4786: Cannot post diff with German Umlauts


What version are you running?


What's the URL of the page containing the problem?


What steps will reproduce the problem?

  1. Create a patch on Windows with a filename and German Umlauts
  2. Push it to RB
  3. Stacktrace on RB

What is the expected output? What do you see instead?

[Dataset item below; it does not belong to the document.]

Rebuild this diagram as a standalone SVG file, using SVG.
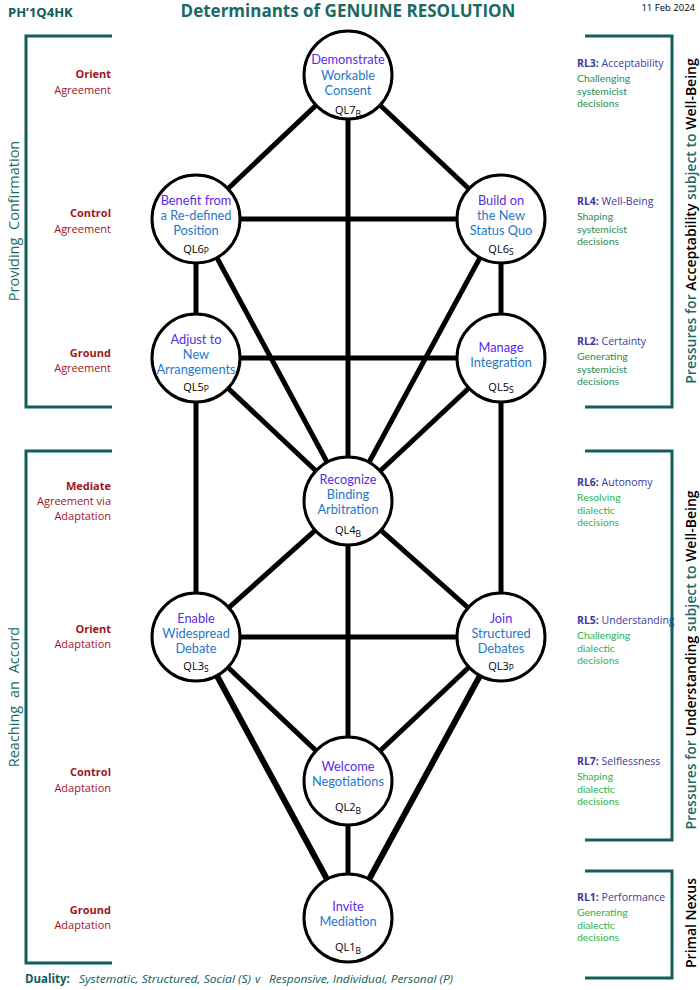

2019-01-30 14:35:59,780 - ERROR - None - hook - /api/review-requests/25065/draft/diffs/ - root - Error uploading new diff: 'utf8' codec can't decode byte 0xfc in position 56: invalid start byte
Traceback (most recent call last):
File "/opt/reviewboard/dist/lib/python2.7/site-packages/reviewboard/webapi/resources/diff.py", line 294, in create
File "/opt/reviewboard/dist/lib/python2.7/site-packages/reviewboard/reviews/forms.py", line 150, in create
File "/opt/reviewboard/dist/lib/python2.7/site-packages/reviewboard/diffviewer/forms.py", line 69, in create
File "/opt/reviewboard/dist/lib/python2.7/site-packages/reviewboard/diffviewer/managers.py", line 509, in create_from_upload
File "/opt/reviewboard/dist/lib/python2.7/site-packages/reviewboard/diffviewer/managers.py", line 614, in create_from_data
check_existence=check_existence and not parent_diff_file_contents))
File "/opt/reviewboard/dist/lib/python2.7/site-packages/reviewboard/diffviewer/managers.py", line 745, in _process_files
for f in parser.parse():
File "/opt/reviewboard/dist/lib/python2.7/site-packages/reviewboard/scmtools/hg.py", line 246, in parse
return super(HgGitDiffParser, self).parse()
File "/opt/reviewboard/dist/lib/python2.7/site-packages/reviewboard/scmtools/git.py", line 267, in parse
next_i, file_info, new_diff = self._parse_diff(i)
File "/opt/reviewboard/dist/lib/python2.7/site-packages/reviewboard/scmtools/git.py", line 311, in _parse_diff
line, info = self._parse_git_diff(linenum)
File "/opt/reviewboard/dist/lib/python2.7/site-packages/reviewboard/scmtools/git.py", line 469, in _parse_git_diff
file_info.origFile = file_info.origFile.decode('utf-8')
File "/opt/reviewboard/dist/lib/python2.7/encodings/utf_8.py", line 16, in decode
return codecs.utf_8_decode(input, errors, True)
UnicodeDecodeError: 'utf8' codec can't decode byte 0xfc in position 56: invalid start byte

Please provide any additional information below.

A filename used German Umlauts. Also this filename was used in an XML file. Both are changed/renamed in this changeset to "ue" instead of "ü".